## Data listing:
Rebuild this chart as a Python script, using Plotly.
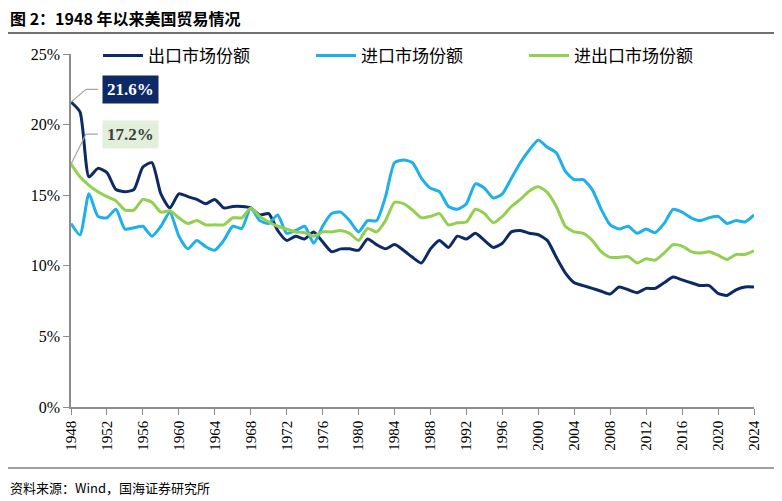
import plotly.graph_objects as go

# 年份
years = list(range(1948, 2025))

# 出口市场份额 (%)
export_share = [
    21.6, 20.9, 16.3, 16.9, 16.6, 15.4, 15.25, 15.4, 17.0, 17.3,
    15.1, 14.1, 15.1, 14.9, 14.7, 14.4, 14.7, 14.1, 14.2, 14.2,
    14.1, 13.6, 13.7, 12.5, 11.8, 12.1, 11.9, 12.4, 11.7, 11.0,
    11.2, 11.2, 11.1, 11.9, 11.5, 11.2, 11.5, 11.1, 10.6, 10.2,
    11.2, 11.8, 11.3, 12.1, 11.9, 12.3, 11.8, 11.3, 11.6, 12.4,
    12.5, 12.3, 12.2, 11.8, 10.6, 9.5, 8.8, 8.6, 8.4, 8.2,
    8.0, 8.5, 8.3, 8.1, 8.4, 8.4, 8.8, 9.2, 9.0, 8.8,
    8.6, 8.6, 8.05, 7.9, 8.3, 8.5, 8.5,
]

# 进口市场份额 (%)
import_share = [
    13.0, 12.2, 15.1, 13.5, 13.4, 14.0, 12.6, 12.7, 12.8, 12.1,
    12.8, 13.8, 12.1, 11.2, 11.8, 11.35, 11.1, 11.8, 12.8, 12.65,
    14.1, 13.2, 13.0, 13.6, 12.3, 12.5, 12.8, 11.6, 12.8, 13.7,
    13.8, 13.2, 12.4, 13.2, 13.2, 14.9, 17.3, 17.5, 17.3, 16.2,
    15.5, 15.25, 14.2, 14.0, 14.4, 15.8, 15.5, 14.8, 15.1, 16.2,
    17.3, 18.2, 18.9, 18.4, 18.0, 16.7, 16.1, 16.1, 15.4, 14.0,
    12.9, 12.6, 12.8, 12.3, 12.6, 12.35, 13.0, 14.0, 13.8, 13.4,
    13.2, 13.4, 13.5, 13.0, 13.2, 13.1, 13.6,
]

# 进出口市场份额 (%)
total_share = [
    17.2, 16.3, 15.7, 15.25, 14.9, 14.6, 13.95, 13.95, 14.7, 14.5,
    13.8, 13.9, 13.4, 13.0, 13.2, 12.9, 12.9, 12.9, 13.4, 13.4,
    14.1, 13.5, 13.1, 12.8, 12.6, 12.4, 12.35, 12.1, 12.4, 12.4,
    12.5, 12.3, 11.8, 12.65, 12.4, 13.2, 14.5, 14.4, 13.95, 13.4,
    13.5, 13.7, 12.9, 13.05, 13.1, 14.0, 13.7, 13.05, 13.5, 14.2,
    14.7, 15.3, 15.6, 15.2, 14.2, 12.8, 12.4, 12.3, 11.8, 11.0,
    10.6, 10.6, 10.65, 10.2, 10.5, 10.4, 10.9, 11.5, 11.4, 11.0,
    10.9, 11.0, 10.75, 10.45, 10.8, 10.8, 11.05,
]

x_ticks = list(range(1948, 2025, 4))
y_ticks = [0, 5, 10, 15, 20, 25]
y_labels = [f"{v}%" for v in y_ticks]

NAVY = "#0e2a66"
SKY = "#1eb0ea"
GREEN = "#92d050"
AXIS = "#8c8c8c"
SERIF = "Liberation Serif"
CJK = "Noto Sans CJK SC"

fig = go.Figure()
for name, vals, col in [
    ("出口市场份额", export_share, NAVY),
    ("进口市场份额", import_share, SKY),
    ("进出口市场份额", total_share, GREEN),
]:
    fig.add_trace(go.Scatter(
        x=years, y=vals, name=name, mode="lines",
        line=dict(color=col, width=3, shape="spline", smoothing=0.6),
    ))

# 标注折线
for val, by in [(export_share[0], 22.5), (total_share[0], 19.33)]:
    fig.add_shape(
        type="path", xref="x", yref="y",
        path=f"M {years[0]},{val} L {years[0] + 1.67},{by} L {years[0] + 3.0},{by}",
        line=dict(color="#a6a6a6", width=1.2),
    )

fig.add_annotation(
    x=years[0] + 6.6, y=22.5, xref="x", yref="y", showarrow=False,
    text=f"<b>{export_share[0]:.1f}%</b>",
    font=dict(family=SERIF, size=17, color="white"),
    bgcolor=NAVY, borderpad=4,
)
fig.add_annotation(
    x=years[0] + 6.6, y=19.33, xref="x", yref="y", showarrow=False,
    text=f"<b>{total_share[0]:.1f}%</b>",
    font=dict(family=SERIF, size=17, color="#404040"),
    bgcolor="#e2efda", borderpad=4,
)

# 页面有 8px 的 body 边距，图整体会往右下偏，这里先扣掉
OFF = 8
W, H = 782, 501
PL, PR, PT, PB = 71, 754, 54, 407   # 绘图区在截图里的像素位置
L, T = PL - OFF, PT - OFF
R, B = W - (PR - OFF), H - (PB - OFF)
pw, ph = PR - PL, PB - PT


def px(xp):
    return (xp - PL) / pw


def py(yp):
    return (PB - yp) / ph


# 标题、来源
fig.add_annotation(
    x=px(8), y=py(18), xref="paper", yref="paper", showarrow=False,
    text="<b>图 2：1948 年以来美国贸易情况</b>",
    font=dict(family=CJK, size=16, color="black"),
    xanchor="left", yanchor="middle",
)
fig.add_annotation(
    x=px(8), y=py(487), xref="paper", yref="paper", showarrow=False,
    text="资料来源：Wind，国海证券研究所",
    font=dict(family=CJK, size=13, color="black"),
    xanchor="left", yanchor="middle",
)

fig.add_shape(type="line", xref="paper", yref="paper",
              x0=px(0), x1=px(782), y0=py(33), y1=py(33),
              line=dict(color="#404040", width=1.5))
fig.add_shape(type="line", xref="paper", yref="paper",
              x0=px(5), x1=px(777), y0=py(468), y1=py(468),
              line=dict(color="#404040", width=1.2))

fig.update_layout(
    width=W, height=H,
    margin=dict(l=L, r=R, t=T, b=B, autoexpand=False),
    plot_bgcolor="white", paper_bgcolor="white",
    legend=dict(
        orientation="h", x=px(98), y=py(56), xanchor="left", yanchor="middle",
        font=dict(family=CJK, size=17, color="black"),
        entrywidth=158, entrywidthmode="pixels", itemwidth=40,
        bgcolor="rgba(0,0,0,0)",
    ),
    xaxis=dict(
        range=[1948, 2024], tickvals=x_ticks, tickangle=-90,
        showline=True, linecolor=AXIS, linewidth=1.5,
        ticks="outside", ticklen=6, tickcolor=AXIS, showgrid=False, zeroline=False,
        tickfont=dict(family=SERIF, size=15, color="black"),
    ),
    yaxis=dict(
        range=[0, 25], tickvals=y_ticks, ticktext=y_labels,
        showline=True, linecolor=AXIS, linewidth=1.5,
        ticks="outside", ticklen=6, tickcolor=AXIS, showgrid=False, zeroline=False,
        tickfont=dict(family=SERIF, size=16, color="black"),
    ),
)

fig.write_html("out.html")
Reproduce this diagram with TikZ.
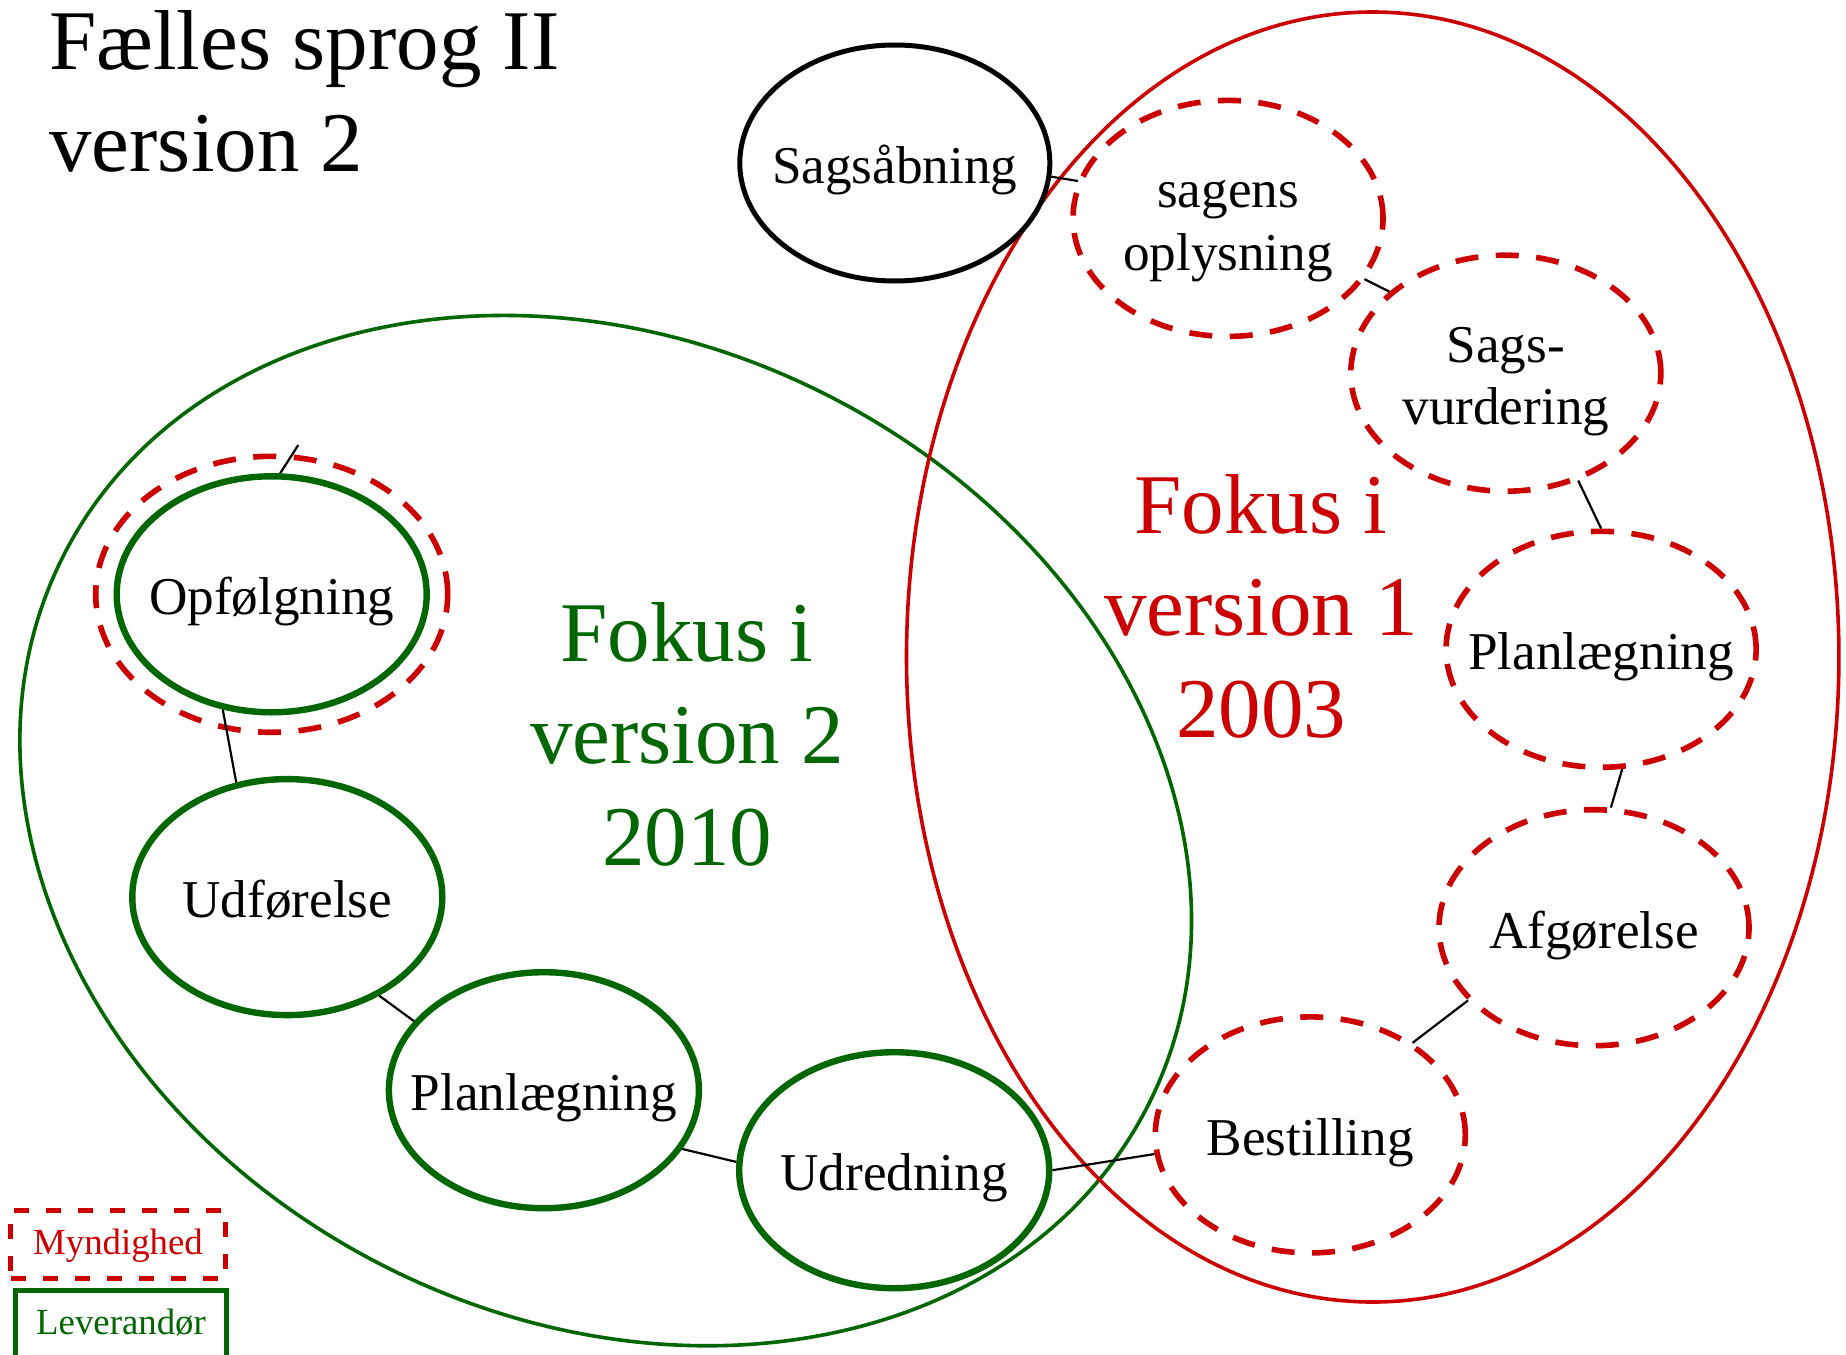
\documentclass[tikz,border=0pt]{standalone}
\usepackage{fontspec}
\setmainfont{Liberation Serif}
\usepackage{tikz}
\usetikzlibrary{shapes.geometric}

\definecolor{myndred}{RGB}{204,0,0}
\definecolor{levgreen}{RGB}{0,102,0}

\newcommand{\fasetekst}[1]{\makebox[0pt]{\raisebox{-4pt}[\height][\depth]{\begin{tabular}{@{}c@{}}#1\end{tabular}}}}

\tikzset{
  fase/.style={ellipse, minimum width=155pt, minimum height=118pt, inner sep=0pt, font=\fontsize{26.6}{31.2}\selectfont},
  myndighed/.style={fase, draw=myndred, line width=2.8pt, dash pattern=on 11.5pt off 8.75pt},
  leverandor/.style={fase, draw=levgreen, line width=3.2pt},
  aabning/.style={fase, draw=black, line width=2.5pt},
  forbindelse/.style={line width=1.1pt},
  fokus/.style={align=center, inner sep=0pt, font=\fontsize{42.5}{51}\selectfont},
  forklaring/.style={rectangle, anchor=north, inner xsep=0pt, inner ysep=8.25pt, text height=14pt, line width=2.5pt, font=\fontsize{18.4}{22}\selectfont}
}

\begin{document}
\begin{tikzpicture}[x=0.5pt,y=0.5pt,yscale=-1,xscale=1]
\path[use as bounding box] (0,0) rectangle (1846,1354);
\clip (0,0) rectangle (1846,1354);

%Shape: Ellipse (version 2)
\draw [draw=levgreen, line width=1.8pt, rotate around={26.8:(605.7,830.6)}] (605.7,830.6) ellipse [x radius=608, y radius=488.6];
%Shape: Ellipse (version 1)
\draw [draw=myndred, line width=1.8pt] (1372.7,657) ellipse [x radius=466.2, y radius=645];

%Shape: Ellipse
\node[aabning] (sagsab) at (894.8,163) {\fasetekst{Sagsåbning}};
\node[myndighed] (oplys) at (1228,218.4) {\fasetekst{sagens\\oplysning}};
\node[myndighed] (vurd) at (1505.8,373.2) {\fasetekst{Sags-\\vurdering}};
\node[myndighed] (planm) at (1601.1,649.3) {\fasetekst{Planlægning}};
\node[myndighed] (afg) at (1594,927.7) {\fasetekst{Afgørelse}};
\node[myndighed] (best) at (1310.3,1134.9) {\fasetekst{Bestilling}};
\node[leverandor] (udred) at (894.2,1170.2) {\fasetekst{Udredning}};
\node[leverandor] (planl) at (543.9,1090.2) {\fasetekst{Planlægning}};
\node[leverandor] (udf) at (287.3,897.1) {\fasetekst{Udførelse}};
\node[leverandor] (opf) at (271.7,594.3) {\fasetekst{Opfølgning}};
\node[myndighed, minimum width=176pt, minimum height=138pt] (opfm) at (271.7,594.3) {};

%Straight Lines
\draw[forbindelse] (sagsab.-5.8) -- (oplys.166.7);
\draw[forbindelse] (oplys.-24.4) -- (vurd.145.8);
\draw[forbindelse] (vurd.-56.4) -- (planm.90);
\draw[forbindelse] (planm.-80.3) -- (afg.82.8);
\draw[forbindelse] (afg.210) -- (best.42.7);
\draw[forbindelse] (best.187) -- (udred.-0.9);
\draw[forbindelse] (udred.177.4) -- (planl.-23.4);
\draw[forbindelse] (planl.152.6) -- (udf.-47.2);
\draw[forbindelse] (udf.114.4) -- (opf.-113.6);
\coordinate (opfende) at (298.3,445);
\draw[forbindelse] (opf.86.5) -- (opfende);

%Text
\node[fokus, align=left, anchor=west] (titel) at (49,91) {Fælles sprog II\\version 2};
\node[fokus, text=levgreen] (fokus2) at (687,734) {Fokus i\\version 2\\2010};
\node[fokus, text=myndred] (fokus1) at (1261,606) {Fokus i\\version 1\\2003};

%Legend
\node[forklaring, draw=myndred, text=myndred, dash pattern=on 7.5pt off 8.5pt, minimum width=107.5pt, text depth=3.5pt] (myndig) at (118,1207.5) {Myndighed};
\node[forklaring, draw=levgreen, text=levgreen, minimum width=105.5pt, text depth=18pt] (leveran) at (121,1287.5) {Leverandør};

\end{tikzpicture}
\end{document}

## Task directions:
Look through the records and gather every line containing "this".

## Response:
Rebuild this chart as a Python script, using Plotly.
Reproduce this diagram with TikZ.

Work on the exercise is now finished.